=== Problem statement ===
Exactly the lines from the first line of the records to the line holding "import * as" should be duplicated, and nothing more; pictures stay out.

=== Extracted material ===
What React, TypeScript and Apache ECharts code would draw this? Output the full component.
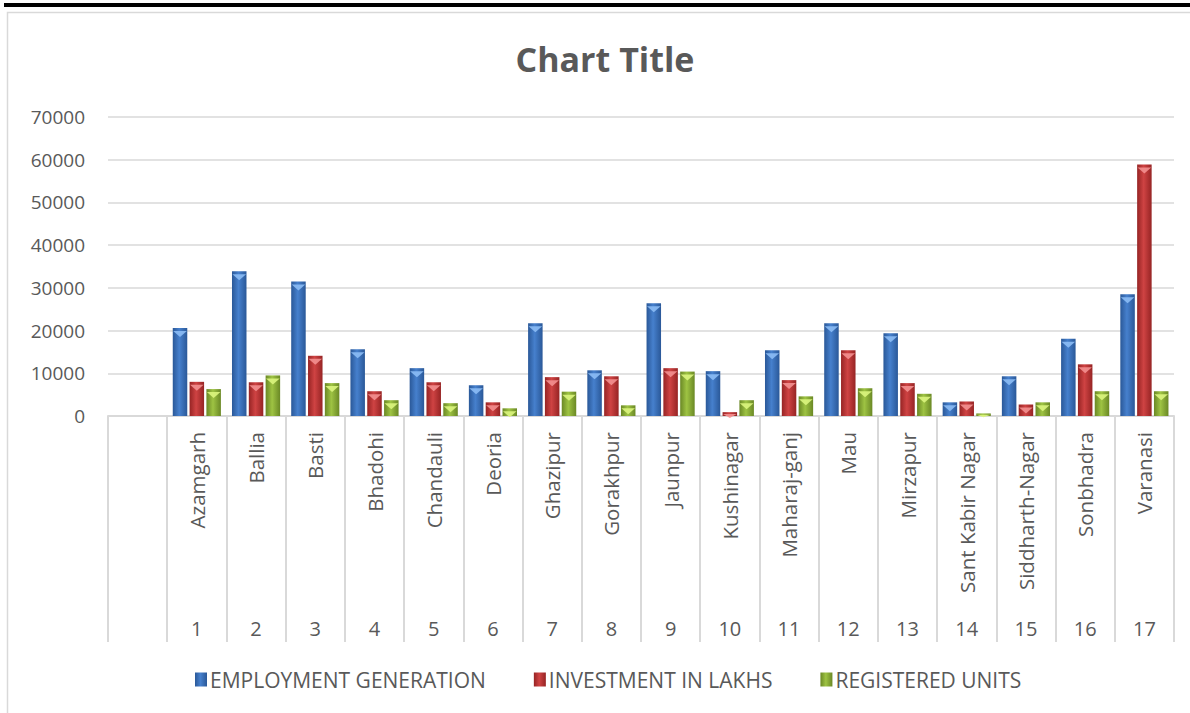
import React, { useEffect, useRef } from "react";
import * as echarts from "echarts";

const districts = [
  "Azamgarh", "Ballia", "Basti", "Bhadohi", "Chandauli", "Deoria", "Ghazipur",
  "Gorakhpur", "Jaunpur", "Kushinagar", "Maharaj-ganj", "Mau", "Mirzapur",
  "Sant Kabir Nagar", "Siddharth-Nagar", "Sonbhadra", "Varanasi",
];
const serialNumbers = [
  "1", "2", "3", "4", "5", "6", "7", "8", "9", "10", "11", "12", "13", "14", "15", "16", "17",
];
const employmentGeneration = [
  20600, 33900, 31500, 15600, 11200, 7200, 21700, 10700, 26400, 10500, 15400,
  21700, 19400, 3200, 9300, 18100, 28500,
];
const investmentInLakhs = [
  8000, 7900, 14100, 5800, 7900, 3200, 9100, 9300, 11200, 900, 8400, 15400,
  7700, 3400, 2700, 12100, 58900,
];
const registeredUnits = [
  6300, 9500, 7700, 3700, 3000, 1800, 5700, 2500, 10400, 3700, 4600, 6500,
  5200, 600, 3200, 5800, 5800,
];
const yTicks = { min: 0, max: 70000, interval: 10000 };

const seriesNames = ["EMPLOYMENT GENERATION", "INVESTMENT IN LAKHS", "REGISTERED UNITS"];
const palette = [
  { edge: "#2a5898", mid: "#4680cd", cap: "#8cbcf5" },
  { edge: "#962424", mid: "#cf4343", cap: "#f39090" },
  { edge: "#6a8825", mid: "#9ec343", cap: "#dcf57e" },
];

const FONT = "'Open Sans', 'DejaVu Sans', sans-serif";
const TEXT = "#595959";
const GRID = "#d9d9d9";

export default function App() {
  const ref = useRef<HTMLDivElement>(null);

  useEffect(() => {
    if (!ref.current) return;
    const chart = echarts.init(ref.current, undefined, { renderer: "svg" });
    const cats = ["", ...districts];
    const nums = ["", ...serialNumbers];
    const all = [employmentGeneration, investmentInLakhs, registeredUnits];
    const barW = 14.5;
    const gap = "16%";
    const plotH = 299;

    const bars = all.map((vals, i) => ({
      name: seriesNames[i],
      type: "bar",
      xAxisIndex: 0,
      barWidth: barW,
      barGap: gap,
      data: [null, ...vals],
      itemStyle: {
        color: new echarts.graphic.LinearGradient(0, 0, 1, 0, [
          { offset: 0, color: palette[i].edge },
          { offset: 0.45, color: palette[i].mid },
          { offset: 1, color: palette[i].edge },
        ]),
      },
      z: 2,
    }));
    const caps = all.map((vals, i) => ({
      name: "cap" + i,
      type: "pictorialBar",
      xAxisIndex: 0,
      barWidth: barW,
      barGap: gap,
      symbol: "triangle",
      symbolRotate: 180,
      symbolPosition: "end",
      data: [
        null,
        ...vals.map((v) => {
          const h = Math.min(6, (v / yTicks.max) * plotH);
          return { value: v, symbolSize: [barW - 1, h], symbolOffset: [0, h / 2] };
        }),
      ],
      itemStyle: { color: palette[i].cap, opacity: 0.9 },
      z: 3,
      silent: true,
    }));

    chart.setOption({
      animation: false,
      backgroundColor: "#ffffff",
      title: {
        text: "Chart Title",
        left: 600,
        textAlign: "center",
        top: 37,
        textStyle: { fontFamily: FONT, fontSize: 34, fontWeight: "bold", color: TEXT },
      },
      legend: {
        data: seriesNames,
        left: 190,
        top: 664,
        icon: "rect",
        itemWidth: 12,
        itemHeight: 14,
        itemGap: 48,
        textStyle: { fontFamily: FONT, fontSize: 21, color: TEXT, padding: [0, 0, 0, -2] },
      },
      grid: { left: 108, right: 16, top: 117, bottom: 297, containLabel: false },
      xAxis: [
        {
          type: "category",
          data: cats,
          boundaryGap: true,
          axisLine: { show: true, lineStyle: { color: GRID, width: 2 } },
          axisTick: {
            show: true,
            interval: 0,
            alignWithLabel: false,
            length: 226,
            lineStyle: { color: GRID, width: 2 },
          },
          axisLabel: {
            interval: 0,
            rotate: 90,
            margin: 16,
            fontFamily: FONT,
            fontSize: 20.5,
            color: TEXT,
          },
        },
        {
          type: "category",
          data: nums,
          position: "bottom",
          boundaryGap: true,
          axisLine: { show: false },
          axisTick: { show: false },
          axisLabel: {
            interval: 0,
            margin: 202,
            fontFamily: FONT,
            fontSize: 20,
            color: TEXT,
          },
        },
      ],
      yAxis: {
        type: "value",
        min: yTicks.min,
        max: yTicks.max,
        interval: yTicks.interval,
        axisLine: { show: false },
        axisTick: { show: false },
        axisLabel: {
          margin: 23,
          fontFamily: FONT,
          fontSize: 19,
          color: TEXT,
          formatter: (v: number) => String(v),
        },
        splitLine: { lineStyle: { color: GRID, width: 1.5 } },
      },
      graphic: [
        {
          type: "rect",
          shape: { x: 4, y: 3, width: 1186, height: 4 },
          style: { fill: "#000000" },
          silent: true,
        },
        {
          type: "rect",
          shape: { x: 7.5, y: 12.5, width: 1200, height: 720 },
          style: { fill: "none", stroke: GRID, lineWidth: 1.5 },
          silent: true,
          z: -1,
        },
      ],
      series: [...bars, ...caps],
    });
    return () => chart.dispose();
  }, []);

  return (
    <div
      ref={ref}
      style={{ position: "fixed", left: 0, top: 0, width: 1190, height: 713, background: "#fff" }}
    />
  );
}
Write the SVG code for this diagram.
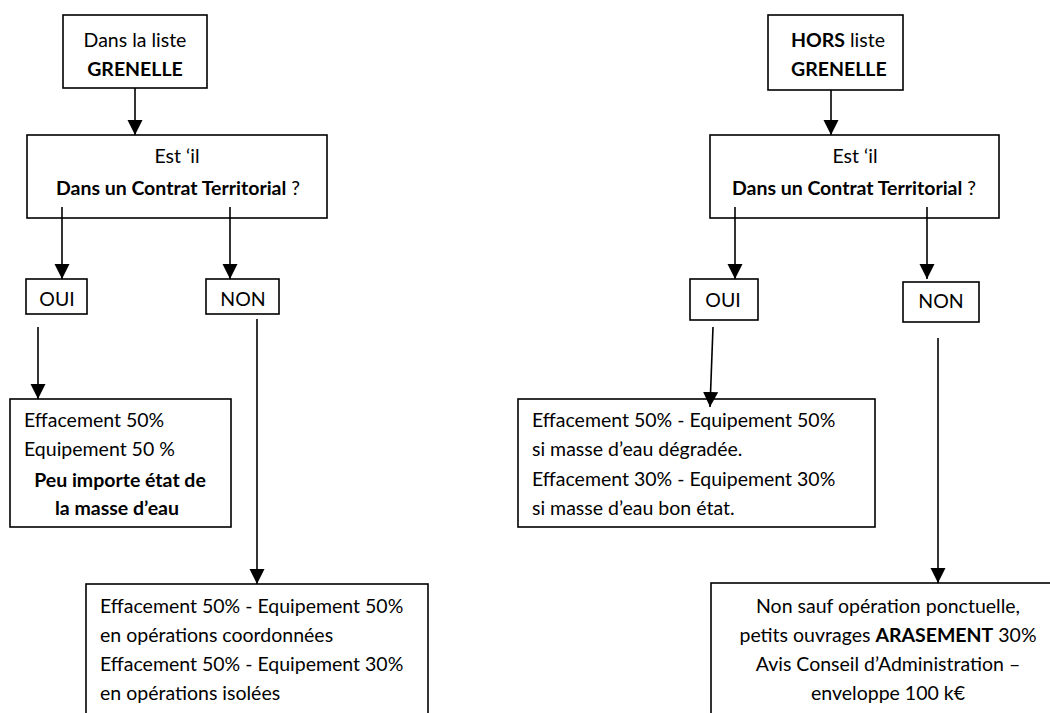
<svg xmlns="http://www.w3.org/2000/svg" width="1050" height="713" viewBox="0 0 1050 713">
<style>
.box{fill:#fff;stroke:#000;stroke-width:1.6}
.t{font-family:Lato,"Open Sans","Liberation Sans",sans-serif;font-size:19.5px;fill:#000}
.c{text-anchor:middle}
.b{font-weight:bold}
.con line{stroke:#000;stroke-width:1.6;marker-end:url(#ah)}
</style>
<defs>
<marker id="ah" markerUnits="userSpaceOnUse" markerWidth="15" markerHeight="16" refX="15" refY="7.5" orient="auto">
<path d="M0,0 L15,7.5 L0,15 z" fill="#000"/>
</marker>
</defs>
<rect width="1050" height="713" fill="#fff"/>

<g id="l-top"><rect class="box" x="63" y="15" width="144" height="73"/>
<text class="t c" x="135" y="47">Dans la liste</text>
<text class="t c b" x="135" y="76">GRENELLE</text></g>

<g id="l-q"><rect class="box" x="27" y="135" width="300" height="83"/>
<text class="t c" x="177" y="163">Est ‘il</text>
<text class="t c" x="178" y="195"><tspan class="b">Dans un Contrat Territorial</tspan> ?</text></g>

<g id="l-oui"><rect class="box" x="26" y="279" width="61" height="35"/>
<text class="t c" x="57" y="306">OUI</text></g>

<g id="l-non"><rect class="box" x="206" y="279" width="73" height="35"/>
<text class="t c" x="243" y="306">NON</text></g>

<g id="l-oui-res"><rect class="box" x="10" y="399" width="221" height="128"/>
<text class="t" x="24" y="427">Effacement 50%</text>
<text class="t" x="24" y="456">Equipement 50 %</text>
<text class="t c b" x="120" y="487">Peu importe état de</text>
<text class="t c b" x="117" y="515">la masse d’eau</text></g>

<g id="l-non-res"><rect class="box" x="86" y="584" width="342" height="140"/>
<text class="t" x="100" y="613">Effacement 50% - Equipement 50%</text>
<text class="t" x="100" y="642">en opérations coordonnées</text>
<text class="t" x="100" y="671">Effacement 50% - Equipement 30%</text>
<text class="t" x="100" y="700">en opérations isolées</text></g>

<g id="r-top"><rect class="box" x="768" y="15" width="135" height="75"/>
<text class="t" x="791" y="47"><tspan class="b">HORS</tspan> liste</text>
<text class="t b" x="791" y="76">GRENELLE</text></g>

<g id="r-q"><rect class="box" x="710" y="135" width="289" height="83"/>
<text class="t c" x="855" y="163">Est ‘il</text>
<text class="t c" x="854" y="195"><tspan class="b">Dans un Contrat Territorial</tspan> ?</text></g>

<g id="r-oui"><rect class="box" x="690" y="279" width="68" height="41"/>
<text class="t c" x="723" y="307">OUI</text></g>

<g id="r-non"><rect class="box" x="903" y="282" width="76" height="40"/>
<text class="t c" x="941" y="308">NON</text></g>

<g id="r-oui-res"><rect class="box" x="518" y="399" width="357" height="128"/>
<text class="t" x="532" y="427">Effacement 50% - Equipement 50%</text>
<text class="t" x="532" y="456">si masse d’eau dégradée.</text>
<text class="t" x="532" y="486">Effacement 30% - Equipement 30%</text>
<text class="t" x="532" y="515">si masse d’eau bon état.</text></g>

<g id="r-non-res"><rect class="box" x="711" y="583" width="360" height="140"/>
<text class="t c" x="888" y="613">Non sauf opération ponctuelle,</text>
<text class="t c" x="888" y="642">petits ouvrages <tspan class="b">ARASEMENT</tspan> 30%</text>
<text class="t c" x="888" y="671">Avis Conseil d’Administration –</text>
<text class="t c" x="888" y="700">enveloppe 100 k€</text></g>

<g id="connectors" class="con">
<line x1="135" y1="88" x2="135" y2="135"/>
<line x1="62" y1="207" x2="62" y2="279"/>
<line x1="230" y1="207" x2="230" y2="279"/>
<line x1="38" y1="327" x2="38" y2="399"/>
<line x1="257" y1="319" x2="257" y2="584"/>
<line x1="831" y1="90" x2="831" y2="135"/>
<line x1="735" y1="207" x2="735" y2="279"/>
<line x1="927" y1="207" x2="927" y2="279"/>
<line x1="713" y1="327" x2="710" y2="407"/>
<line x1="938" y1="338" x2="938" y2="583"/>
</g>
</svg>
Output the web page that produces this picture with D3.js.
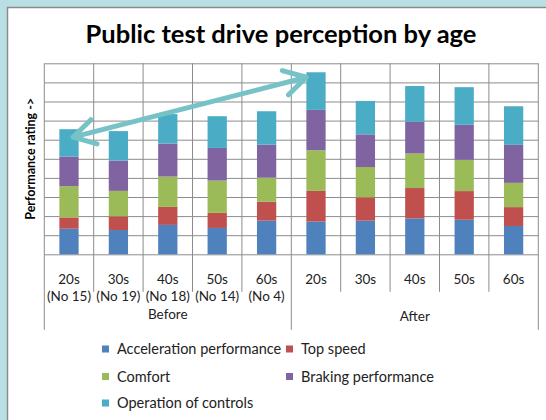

=== Reply ===
What React, TypeScript and Apache ECharts code would draw this? Output the full component.
import React, { useEffect, useRef } from "react";
import * as echarts from "echarts";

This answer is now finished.